The former Transnet and Eskom CEO has been implicated in wrongdoing by several probes including the Treasuryled one that found evidence that Molefe and other officials had manipulated Transnet procurement processes to favour China South Rail (CSR) in awarding it three contracts worth R25bn between 2012 and 2014.
Documents contained in the Gupta leaks show that CSR paid alleged kickbacks worth R5.3bn to Gupta-linked companies in the United Arab Emirates and Hong Kong to secure the contracts. The documents include a spreadsheet detailing the kickbacks due for each contract, amounts paid and a consultancy agreement to pay Gupta lieutenant Salim Essa an “advisory fee” of R3bn.
The Treasury appointed Fundudzi Forensic Services in February to investigate the rail
deals, several suspect coal contracts Eskom awarded to Gupta-owned mining company Tegeta and irregular payments worth billions of rand made to consultancies Regiments, Trillian and McKinsey.
The draft report claims that Molefe and other senior Transnet officials bent over backwards to ensure CSR won the lucrative rail contracts at hugely inflated prices.
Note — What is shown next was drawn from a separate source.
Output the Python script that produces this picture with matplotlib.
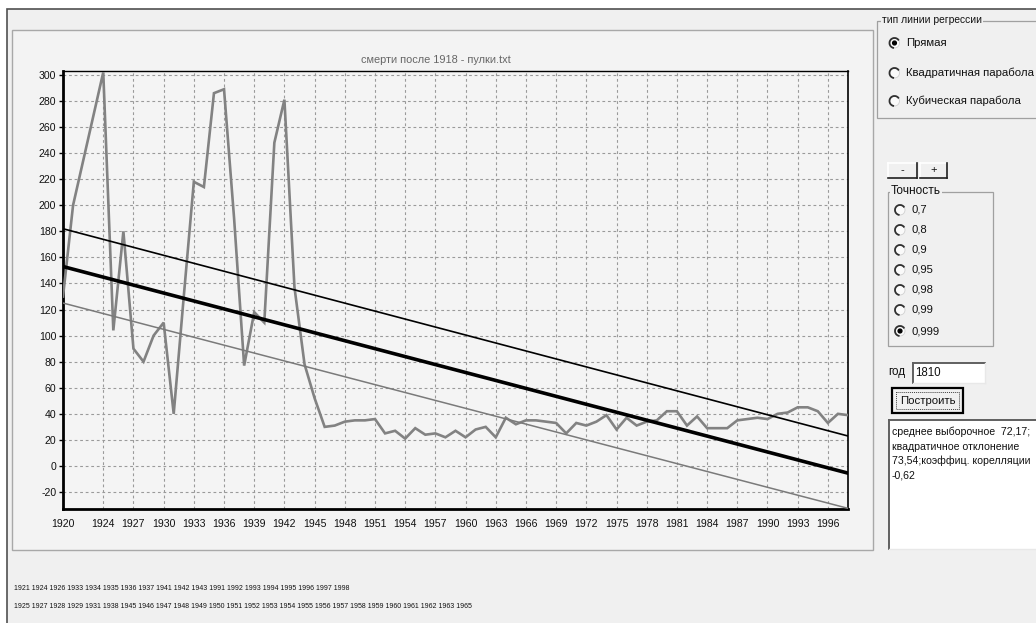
import matplotlib
matplotlib.use("Agg")
import matplotlib.pyplot as plt
from matplotlib.patches import Rectangle, Circle, Arc

# ---------------- data ----------------
years = [1920, 1921, 1924, 1925, 1926, 1927, 1928, 1929, 1930, 1931, 1932, 1933,
         1934, 1935, 1936, 1937, 1938, 1939, 1940, 1941, 1942, 1943, 1944, 1945,
         1946, 1947, 1948, 1949, 1950, 1951, 1952, 1953, 1954, 1955, 1956, 1957,
         1958, 1959, 1960, 1961, 1962, 1963, 1964, 1965, 1966, 1967, 1968, 1969,
         1970, 1971, 1972, 1973, 1974, 1975, 1976, 1977, 1978, 1979, 1980, 1981,
         1982, 1983, 1984, 1985, 1986, 1987, 1988, 1989, 1990, 1991, 1992, 1993,
         1994, 1995, 1996, 1997, 1998]
deaths = [130, 200, 302, 104, 180, 90, 80, 100, 110, 40, 130, 218,
          214, 286, 289, 190, 77, 118, 110, 248, 281, 137, 78, 52,
          30, 31, 34, 35, 35, 36, 25, 27, 21, 29, 24, 25,
          22, 27, 22, 28, 30, 22, 37, 32, 35, 35, 34, 33,
          25, 33, 31, 34, 39, 28, 37, 31, 34, 35, 42, 42,
          31, 38, 29, 29, 29, 35, 36, 37, 36, 40, 41, 45,
          45, 42, 33, 40, 39]

reg_years = [1920, 1998]
reg_mid = [153.0, -5.5]
reg_upper = [182.0, 23.0]
reg_lower = [125.0, -32.5]

x_ticks = [1920, 1924, 1927, 1930, 1933, 1936, 1939, 1942, 1945, 1948, 1951,
           1954, 1957, 1960, 1963, 1966, 1969, 1972, 1975, 1978, 1981, 1984,
           1987, 1990, 1993, 1996]
y_ticks = [-20, 0, 20, 40, 60, 80, 100, 120, 140, 160, 180, 200, 220, 240,
           260, 280, 300]

chart_title = "смерти после 1918 - пулки.txt"
above_years = [1921, 1924, 1926, 1933, 1934, 1935, 1936, 1937, 1941, 1942, 1943,
               1991, 1992, 1993, 1994, 1995, 1996, 1997, 1998]
below_years = [1925, 1927, 1928, 1929, 1931, 1938, 1945, 1946, 1947, 1948, 1949,
               1950, 1951, 1952, 1953, 1954, 1955, 1956, 1957, 1958, 1959, 1960,
               1961, 1962, 1963, 1965]

reg_group_title = "тип линии регрессии"
reg_types = ["Прямая", "Квадратичная парабола", "Кубическая парабола"]
reg_selected = 0
prec_group_title = "Точность"
precisions = ["0,7", "0,8", "0,9", "0,95", "0,98", "0,99", "0,999"]
prec_selected = 6
year_label = "год"
year_value = "1810"
build_label = "Построить"
stats_lines = ["среднее выборочное  72,17;", "квадратичное отклонение",
               "73,54;коэффиц. корелляции", "-0,62"]

# ---------------- figure ----------------
W, H = 1036, 623
FONT = ["Liberation Sans Narrow", "Liberation Sans", "DejaVu Sans"]
plt.rcParams["font.family"] = FONT
plt.rcParams["axes.unicode_minus"] = False

fig = plt.figure(figsize=(W / 100, H / 100), dpi=100)
fig.patch.set_facecolor("white")

bg = fig.add_axes([0, 0, 1, 1], zorder=0)
bg.set_xlim(0, W)
bg.set_ylim(H, 0)
bg.axis("off")

# window
bg.add_patch(Rectangle((7, 9), W, H, facecolor="#f0f0f0", edgecolor="#505050",
                       lw=1.2, zorder=1))
# chart panel
bg.add_patch(Rectangle((12, 30), 861, 520, facecolor="#f3f3f3",
                       edgecolor="#a8a8a8", lw=1.0, zorder=1.5))

bg.text(436, 60, chart_title, ha="center", va="center", fontsize=7.9,
        color="#666666", zorder=5)

# bottom lists
bg.text(14, 589, " ".join(str(v) for v in above_years), ha="left", va="center",
        fontsize=5.0, color="#111111", zorder=5)
bg.text(14, 606, " ".join(str(v) for v in below_years), ha="left", va="center",
        fontsize=5.0, color="#111111", zorder=5)


def radio(x, y, selected):
    bg.add_patch(Circle((x, y), 5.0, facecolor="#fafafa", edgecolor="#d0d0d0",
                        lw=0.6, zorder=4))
    bg.add_patch(Arc((x, y), 10.0, 10.0, theta1=95, theta2=330, color="#303030",
                     lw=1.3, zorder=5))
    if selected:
        bg.add_patch(Circle((x, y), 1.9, color="black", zorder=6))


def group(x0, y0, x1, y1, title, tx, fs):
    bg.add_patch(Rectangle((x0, y0), x1 - x0, y1 - y0, facecolor="none",
                           edgecolor="#a0a0a0", lw=0.9, zorder=3))
    bg.text(tx, y0 - 1, title, ha="left", va="center", fontsize=fs,
            color="#111111", zorder=5,
            bbox=dict(facecolor="#f0f0f0", edgecolor="none", pad=0.6))


def button(x0, y0, x1, y1, label, fs=9.0, bold_border=False):
    bg.add_patch(Rectangle((x0, y0), x1 - x0, y1 - y0, facecolor="#f0f0f0",
                           edgecolor="none", zorder=3))
    if bold_border:
        bg.add_patch(Rectangle((x0, y0), x1 - x0, y1 - y0, facecolor="none",
                               edgecolor="black", lw=1.6, zorder=4))
        bg.add_patch(Rectangle((x0 + 4, y0 + 4), x1 - x0 - 8, y1 - y0 - 8,
                               facecolor="none", edgecolor="#404040", lw=0.7,
                               linestyle=(0, (1, 1)), zorder=4))
    else:
        bg.plot([x0, x1], [y0, y0], color="white", lw=1.2, zorder=4)
        bg.plot([x0, x0], [y0, y1], color="white", lw=1.2, zorder=4)
        bg.plot([x0, x1], [y1, y1], color="#202020", lw=1.2, zorder=4)
        bg.plot([x1, x1], [y0, y1], color="#202020", lw=1.2, zorder=4)
    bg.text((x0 + x1) / 2, (y0 + y1) / 2, label, ha="center", va="center",
            fontsize=fs, color="#111111", zorder=5)


def sunken(x0, y0, x1, y1):
    bg.add_patch(Rectangle((x0, y0), x1 - x0, y1 - y0, facecolor="white",
                           edgecolor="none", zorder=3))
    bg.plot([x0, x1], [y0, y0], color="#606060", lw=1.4, zorder=4)
    bg.plot([x0, x0], [y0, y1], color="#606060", lw=1.4, zorder=4)
    bg.plot([x0, x1], [y1, y1], color="#e8e8e8", lw=1.0, zorder=4)
    bg.plot([x1, x1], [y0, y1], color="#e8e8e8", lw=1.0, zorder=4)


# regression type group
group(877, 20.7, 1045, 118, reg_group_title, 882, 7.4)
for i, (lab, yy) in enumerate(zip(reg_types, [43, 73, 101])):
    radio(894.5, yy, i == reg_selected)
    bg.text(906, yy, lab, ha="left", va="center", fontsize=8.2, color="#111111",
            zorder=5)

# - / + buttons
button(888, 163, 917, 178, "-", fs=8)
button(920, 163, 947, 178, "+", fs=8)

# precision group
group(888, 192, 993, 346, prec_group_title, 891, 8.6)
for i, (lab, yy) in enumerate(zip(precisions, [210, 230, 250, 270, 290, 310, 331])):
    radio(900, yy, i == prec_selected)
    bg.text(911, yy, lab, ha="left", va="center", fontsize=8.1, color="#111111",
            zorder=5)

# year entry
bg.text(888, 372, year_label, ha="left", va="center", fontsize=8.4,
        color="#111111", zorder=5)
sunken(913, 363, 985, 383)
bg.text(915, 373.5, year_value, ha="left", va="center", fontsize=8.3,
        color="#111111", zorder=5)

button(892, 388, 963, 413, build_label, fs=8.2, bold_border=True)

# stats box
sunken(889, 420, 1045, 549)
for txt, yy in zip(stats_lines, [432, 447, 461, 475]):
    bg.text(892, yy, txt, ha="left", va="center", fontsize=7.6,
            color="#111111", zorder=5)

# ---------------- chart ----------------
ax = fig.add_axes([63 / W, 1 - 509 / H, 785 / W, 438 / H], zorder=2)
ax.set_facecolor("#f4f4f4")
ax.set_xlim(1920, 1998)
ax.set_ylim(-33, 303)

ax.plot(years, deaths, color="#828282", lw=1.9, zorder=3, solid_joinstyle="miter")
ax.plot(reg_years, reg_upper, color="black", lw=1.2, zorder=4)
ax.plot(reg_years, reg_mid, color="black", lw=2.6, zorder=4)
ax.plot(reg_years, reg_lower, color="#7a7a7a", lw=1.1, zorder=4)

ax.set_xticks(x_ticks)
ax.set_yticks(y_ticks)
ax.grid(True, color="#9a9a9a", linestyle=(0, (2.5, 2.5)), lw=0.8)
ax.set_axisbelow(True)

for side, lw in [("left", 2.0), ("bottom", 2.0), ("top", 1.0), ("right", 1.2)]:
    ax.spines[side].set_linewidth(lw)
    ax.spines[side].set_color("black")

ax.tick_params(axis="x", length=0, pad=7.0, labelsize=7.6, labelcolor="#111111")
ax.tick_params(axis="y", length=3, width=1, pad=1.8, labelsize=7.6,
               labelcolor="#111111")

fig.savefig("out.png", dpi=100, facecolor=fig.get_facecolor())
This included allowing CSR to bid for a 95-locomotive deal after the Chinese company was initially disqualified for failing to meet black empowerment criteria, and Transnet paying R509m more than it should have for another contract for 100 locomotives without informing the Treasury.
The draft report also found Molefe and other officials had irregularly raised the price paid to four rail firms for 1,064 locomotives by almost R16bn from R38.6bn to R54.4bn without board and ministerial approval. This included paying R18bn to CSR for 359 electric locomotives — R6bn more than planned.
The report cites documents that show the price tag of R38.6bn for the original business case had factored in R6.7bn for contingencies, price escalations and forex fluctuations. However, the contracts Molefe signed included a “contingency fee” of R4.9bn, described as an “overstatement”, and overstated hedging costs of R1.1bn on advance payments of R11.8bn.
“The prices of locomotives seem to have been inflated given the fact that locomotive supply agreements are firm and fixed contracts in rand terms,” the report says. It also found Transnet had failed to impose penalties for the late delivery of locomotives, as stipulated in their contracts. Penalties CSR should have paid, but did not, amounted to R190m.
Molefe said he could only respond to the questions posed by Fundudzi after he had perused the documents he had requested. He asked for 33 annexures on the 95-locomotive deal with CSR.
He will also be requesting Transnet audit and legal assurance reports obtained “at every single stage of each of the transactions. Subsequent to that there was an external audit, and nothing was found wrong with the transactions. And now suddenly there are things that are wrong.”
Treasury spokesman Jabulani Sikhakhane said on Saturday that Molefe had raised these matters in a letter he had sent to the office of the chief procurement officer at the Treasury.
“Treasury will respond to his letter,” Sikhakhane said. Fundudzi’s final report was due at the end of August. The boards of Transnet and Eskom, “being the accounting authorities”, would be responsible for implementing its recommendations, he said.
Asked if the Treasury would consider trying to recoup funds from officials found negligent or who had enriched themselves, Sikhakhane said it was “also the responsibility of the accounting authorities to recoup the losses and/or lay criminal charges”.